Opinião

O Largo de São João de Ovar e o Dr. Domingos Lopes Fidalgo – Paulo Bonifácio

Em 1975 a autarquia deu ao Largo de S. João de Ovar a designação de Largo Dr. Lopes Fidalgo. Ele que em 1910 proclamou, em Ovar a quem tudo deu, da varanda dos Paços do Concelho, o novo regime e hasteou a bandeira republicana.

O seu largo, onde pelas mãos de um autarca foi mandado cavar um buraco única e exclusivamente para enterrar dinheiro que lá apodreceu como apodrecem as folhas que lá caem no outono, perdeu toda a beleza de antanho, não tendo qualquer função nem utilidade. O dinheiro lá enterrado foi desperdiçado… é o que acontece quando os autarcas é que sabem e a opinião do povo pouco interessa. Desfigurou-se o largo, assim se tem desfigurado Ovar, a mesma arrogância continua e nada se aprende com o passado…

Na dissertação final de curso, o jovem vareiro, republicano e democrata, de espírito irrequieto, que morreu como nasceu, pobre, mas honrado, dedicou o seu trabalho final à memória de sua mãe.

Mãe

Completou o curso de medicina em 1899, com a classificação final de suficiente, muito especialmente porque a sua tese, duma audácia implicativa para a época, desagradou ao júri, a todo o corpo docente e a certas autoridades, como nos diz Zagalo dos Santos.

Voltou a Ovar para fazer clínica e logo mostrou ser um carácter íntegro, despreocupado com os interesses materiais e dedicado aos seus doentes.

Serviu a grei, foi um precursor da verdadeira arte de fazer o bem pelo bem. De uma austeridade simples, irradiante, formativa de homens de carácter, diz-nos o Dr. António Luiz Gomes, filho, ilustre conferencista.

Ao longo da sua vida foi:
Presidente da direcção da Associação Humanitária dos Bombeiros Voluntários de Ovar.

Secretário do embaixador António Luís Gomes, no Rio de Janeiro. Serviu, ainda com o que viria a ser presidente eleito da República Portuguesa, Bernardino Machado.

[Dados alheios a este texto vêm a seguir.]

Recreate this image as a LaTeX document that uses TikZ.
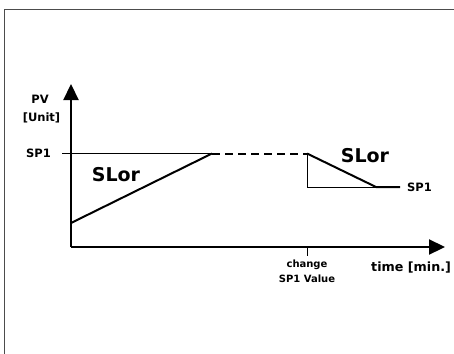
\documentclass[tikz,border=0pt]{standalone}
\usepackage{fontspec}
\setmainfont{DejaVu Sans}
\usetikzlibrary{arrows.meta, positioning}

\begin{document}
\begin{tikzpicture}[x=1pt,y=-1pt,
 axis/.style={line width=2.2pt,-{Triangle[length=16pt,width=15pt]}},
 ramp/.style={line width=2pt},
 guide/.style={line width=1pt},
 lbl/.style={font=\bfseries\fontsize{11.5}{14}\selectfont,inner sep=0pt},
 small lbl/.style={font=\bfseries\fontsize{10}{12}\selectfont,inner sep=0pt},
 big lbl/.style={font=\bfseries\fontsize{19}{23}\selectfont,inner sep=0pt}]

  \useasboundingbox (0,0) rectangle (454,353);
  \draw[line width=1.8pt,black!70] (4.5,360) |- (460,9.5);

  \coordinate (O) at (71,247);
  \coordinate (ytip) at (71,84);
  \coordinate (xtip) at (445,247);
  \coordinate (sp) at (62,153.5);
  \coordinate (s0) at (71,223);
  \coordinate (t1) at (212,153.5);
  \coordinate (t2) at (307,153.5);
  \coordinate (t3) at (376,187);
  \coordinate (t4) at (400,187);
  \coordinate (c) at (307,187);
  \coordinate (tick) at (307,256);

  % axes
  \draw[axis] (O) -- (ytip);
  \draw[axis] (O) -- (xtip);

  % set point and ramps
  \draw[guide] (sp) -- (t1);
  \draw[ramp] (s0) -- (t1);
  \draw[ramp,dash pattern=on 8pt off 5pt] (t1) -- (t2);
  \draw[ramp] (t2) -- (t3) -- (t4);
  \draw[guide] (t2) -- (c) -- (t3);
  \draw[guide] (307,247) -- (tick);

  \node[lbl] (pv) at (40,99) {PV};
  \node[lbl] (unit) at (41.5,118) {[Unit]};
  \node[lbl,left=11pt of sp] (sp1a) {SP1};
  \node[lbl,right=7pt of t4] (sp1b) {SP1};
  \node[big lbl] (slor1) at (116,175) {SLor};
  \node[big lbl] (slor2) at (365,156) {SLor};
  \node[small lbl,below=4pt of tick] (chg) {change};
  \node[small lbl,below=5pt of chg] (spv) {SP1 Value};
  \node[lbl,font=\bfseries\fontsize{12.7}{15}\selectfont,anchor=west] (time) at (371,268) {time [min.]};

\end{tikzpicture}
\end{document}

Governador civil do distrito de Aveiro, de Leiria e de Lisboa.
Director clínico do hospital da Misericórdia de Ovar.

Capitão médico miliciano, como voluntário, onde em França combateu os alemães, durante a primeira guerra.

Chefe dos serviços de saúde na Campanha do Vouga.

Primeiro director da Escola Primária Superior.

Ilustre e dinâmico provedor da Misericórdia de Ovar.

Director do semanário local «A Pátria».

Em 23 de Fevereiro de 1928, publicava o Semanário de Ovar, A Pátria, que o Dr. Domingos Lopes Fidalgo, na nobilíssima missão de acautelar os interesses da Misericórdia Ovarense na importante herança com que o grande benemérito Alexandre de Sá Pinto, Esmorizense natural de Gondezende, a contemplou, embarcou no Sierra-Cordoba, para Buenos-Aires, como médico de bordo para não sobrecarregar a instituição, que tanto ama, com qualquer despesa.

O único sacrifício é ele, e são também os seus doentes que se têm de ver privados, durante a sua ausência, dos cuidados de médico distintíssimo.

Quem com ele privou, mesmo em tenra idade, recorda-se da pessoa maravilhosa que foi. Tinha o seu consultório no Largo de S. João, um consultório cheio de livros, revistas e jornais, até as cadeiras estavam ocupadas.

O largo onde passou a infância não tinha baloiço nem escorrega coloridos, mas para além de sombra… tinha vida. Hoje tem um buraco!